It was a deal many believed had the potential to bring an end to a power crisis that had lingered for years.
It was one like no other, considering the several that had already been put on the table following countless promises by government officials to fix the problem that had led to the collapse of several businesses.
The AMERI Power Purchasing agreement was projected by the then NDC government as one of the deals that would bring to an end a power crisis that had lasted for almost three years.
It was to provide an additional 300MW of emergency power to fix the then debilitating energy crisis. But much as many were keen on seeing the deal materialize (considering the frustration ‘dumsor’ had created), concerns about the cost of the project remained a significant threat to the execution of the deal.
Institutions such as the Africa Center for Energy Policy described the $138 million project as a ‘stinking deal’ that needed to be suspended. The then minority in parliament also raised questions with the deal suggesting it was not one that provided value for money.

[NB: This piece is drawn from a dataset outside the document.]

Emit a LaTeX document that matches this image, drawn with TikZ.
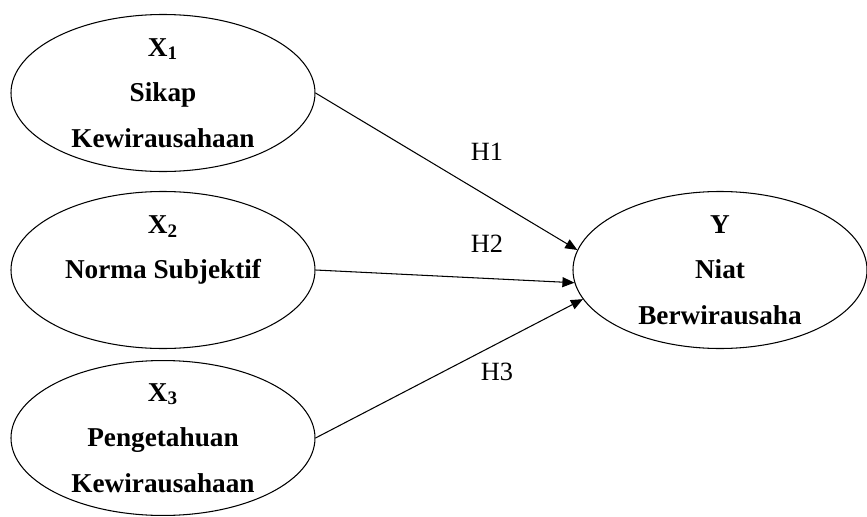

According to the concerns, the amount the Government of Ghana was to pay for the 300 MW of power was much more than what prevailed on the market.
Following the coming into office of the new NPP administration, Energy minister, Boakye Agyarko decided to set up a committee to conduct a value for money assessment on the deal which many in the opposition NDC believe played a significant role in the stabilization of the country’s power situation.
A 17-member committee chaired by Philip Addison and tasked by Energy Minister Boakye Agyarko to study the deal, revealed that the AMERI PPA was inflated by $150million by the Mahama administration.
The deal was for the supply of gas turbines to Ghana, which were to provide additional power to the national grid to ease the biting load shedding exercise that plagued the country at the time.
The committee has recommended to the government to recall owners of the Dubai-based company for renegotiation, or better still, terminate the contract entirely.